The Desmond segments feel like they miss a point on the other hand. There is no HUD, no radar and no alerts when you’re about to get hit or need to counter, still Desmond behaves too much like Connor. Even your enemies, who carry full on semi-automatic pistols will line up to take a single shot (as if from a musket), and even that action they’ll telegraph from 3 minutes away. This is supposed to be the culmination of everything Desmond learned in the past 4-5 games, all the skills the Animus has given him. Instead, it’s an afterthought that makes you wish there was more Connor stuff instead.

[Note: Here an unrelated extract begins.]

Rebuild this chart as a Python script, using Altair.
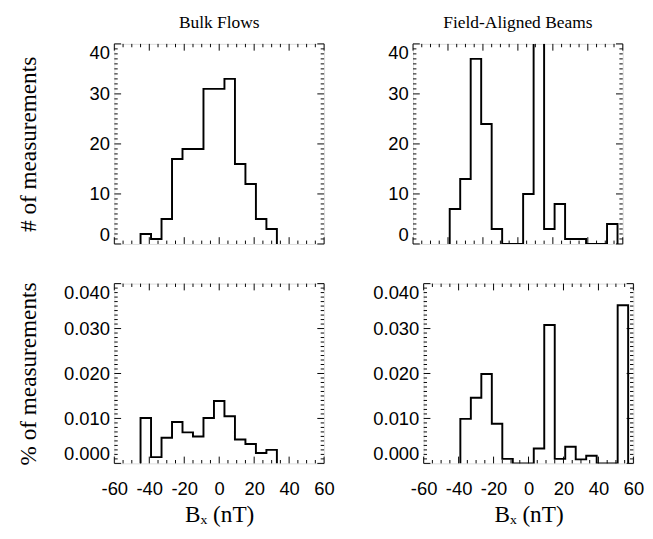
import altair as alt
import pandas as pd
import numpy as np

# ---------------- data ----------------
bin_width = 6
bulk_centers = [-42, -36, -30, -24, -18, -12, -6, 0, 6, 12, 18, 24, 30]
bulk_counts = [2, 1, 5, 17, 19, 19, 31, 31, 33, 16, 12, 5, 3]
bulk_pct = [0.0101, 0.0014, 0.0057, 0.0092, 0.0069, 0.0060, 0.0101,
            0.0139, 0.0105, 0.0053, 0.0043, 0.0023, 0.0030]

beam_centers = [-36, -30, -24, -18, -12, -6, 0, 6, 12, 18, 24, 30, 36, 42, 48, 54]
beam_counts = [7, 13, 37, 24, 3, 0, 0, 10, 48, 3, 8, 1, 1, 0, 0, 4]
beam_pct = [0.0099, 0.0146, 0.0199, 0.0088, 0.0010, 0, 0, 0.0033,
            0.0308, 0.0010, 0.0037, 0.0009, 0.0017, 0, 0, 0.0352]

x_major = [-60, -40, -20, 0, 20, 40, 60]
count_major = [0, 10, 20, 30, 40]
pct_major = [0.0, 0.01, 0.02, 0.03, 0.04]

# ---------------- styling ----------------
SANS = "Liberation Sans"
SERIF = "Liberation Serif"
W = 217
H_TOP = 207
H_BOT = 186
EXT = 53
LABEL_SIZE = 19


def outline(centers, values):
    xs, ys = [centers[0] - bin_width / 2], [0.0]
    for c, v in zip(centers, values):
        xs += [c - bin_width / 2, c + bin_width / 2]
        ys += [v, v]
    xs.append(centers[-1] + bin_width / 2)
    ys.append(0.0)
    return pd.DataFrame({"bx": xs, "val": ys, "i": list(range(len(xs)))})


def minor_vals(lo, hi, step, major):
    vals = np.round(np.arange(lo, hi + step / 2, step), 6)
    return [float(v) for v in vals if not np.any(np.isclose(v, major))]


def panel(centers, values, ydom, ymajor, ystep, yfmt, H, title=None,
          ytitle=None, xlabels=False):
    xs = alt.Scale(domain=[-60, 60], nice=False, zero=False)
    ys = alt.Scale(domain=ydom, nice=False, zero=False)

    if xlabels:
        xaxis = alt.Axis(values=x_major, labelExpr="'' + datum.value",
                         ticks=False, domain=False, grid=False,
                         labelFont=SANS, labelFontSize=LABEL_SIZE,
                         labelColor="black", labelPadding=17, labelFlush=False,
                         title="Bₓ (nT)", titleFont=SERIF, titleFontSize=24,
                         titleFontWeight="normal", titleColor="black",
                         titlePadding=5)
    else:
        xaxis = None

    yaxis_kw = dict(values=ymajor, format=yfmt, ticks=False, domain=False,
                    grid=False, labelFont=SANS, labelFontSize=LABEL_SIZE,
                    labelColor="black", labelPadding=5, labelFlush=True,
                    minExtent=EXT, maxExtent=EXT)
    if ytitle:
        yaxis = alt.Axis(title=ytitle, titleFont=SERIF, titleFontSize=24,
                         titleFontWeight="normal", titleColor="black",
                         titlePadding=24, **yaxis_kw)
    else:
        yaxis = alt.Axis(title=None, **yaxis_kw)

    hist = alt.Chart(outline(centers, values)).mark_line(
        color="black", strokeWidth=2, clip=True, strokeJoin="miter"
    ).encode(
        x=alt.X("bx:Q", scale=xs, axis=xaxis),
        y=alt.Y("val:Q", scale=ys, axis=yaxis),
        order="i:Q",
    )

    layers = [hist]
    x_minor = minor_vals(-60, 60, 5, x_major)
    y_minor = minor_vals(ydom[0], ydom[1], ystep, ymajor)
    for vals, L in [(x_major, 7), (x_minor, 3.5)]:
        d = pd.DataFrame({"bx": vals})
        layers.append(alt.Chart(d).mark_rule(color="black", strokeWidth=1).encode(
            x=alt.X("bx:Q", scale=xs, axis=xaxis), y=alt.value(H), y2=alt.value(H - L)))
        layers.append(alt.Chart(d).mark_rule(color="black", strokeWidth=1).encode(
            x=alt.X("bx:Q", scale=xs, axis=xaxis), y=alt.value(0), y2=alt.value(L)))
    for vals, L in [(ymajor, 7), (y_minor, 3.5)]:
        d = pd.DataFrame({"val": vals})
        layers.append(alt.Chart(d).mark_rule(color="black", strokeWidth=1).encode(
            y=alt.Y("val:Q", scale=ys, axis=yaxis), x=alt.value(0), x2=alt.value(L)))
        layers.append(alt.Chart(d).mark_rule(color="black", strokeWidth=1).encode(
            y=alt.Y("val:Q", scale=ys, axis=yaxis), x=alt.value(W), x2=alt.value(W - L)))

    ch = alt.layer(*layers).properties(width=W, height=H)
    if title:
        ch = ch.properties(title=alt.TitleParams(
            title, font=SERIF, fontSize=18, fontWeight="normal",
            color="black", offset=12, anchor="middle"))
    return ch


tl = panel(bulk_centers, bulk_counts, [0, 40], count_major, 1, "d", H_TOP,
           title="Bulk Flows", ytitle="# of measurements")
tr = panel(beam_centers, beam_counts, [0, 40], count_major, 1, "d", H_TOP,
           title="Field-Aligned Beams")
bl = panel(bulk_centers, bulk_pct, [0, 0.04], pct_major, 0.001, ".3f", H_BOT,
           ytitle="% of measurements", xlabels=True)
br = panel(beam_centers, beam_pct, [0, 0.04], pct_major, 0.001, ".3f", H_BOT,
           xlabels=True)

chart = alt.vconcat(
    alt.hconcat(tl, tr, spacing=37),
    alt.hconcat(bl, br, spacing=37),
    spacing=37,
).properties(
    padding={"left": 8, "top": -3, "right": 0, "bottom": 0}
).configure_view(
    stroke="black", strokeWidth=2
).configure(background="white")

chart.save("out.html", embed_options={"renderer": "svg", "actions": False})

The multiplayer is a lot of fun. The Wolf Pack mode ads a level of co-op to the game as you work to eliminate NPC targets. It eliminates some of the hectic nature of the PvP and lets you feel a bit more like a guild of assassin’s. This is by far my favorite mode because it doesn’t lend itself to idiots running around the map aimlessly. The Assassination mode is still fun, but only when you can find a good group to play with. The human factor is the most negative impact here as a lot of players will forgo being an assassin and jump straight to being a psycho running around the level. When you can get 4-8 people who are genuinely interested in acting the part, there is a tonne of fun to be had here.
Verdict: All in all, it comes off a little too casual and too easy for a grand finale. All of the good things about the game play remain. They are as polished as ever and when all the parts are in tune, the game is a pleasure. Unfortunately, UbiSoft remains reluctant to listen to the fans and they keep bringing back all of the other stuff that just doesn’t work, or bogs down an otherwise exceptional experience.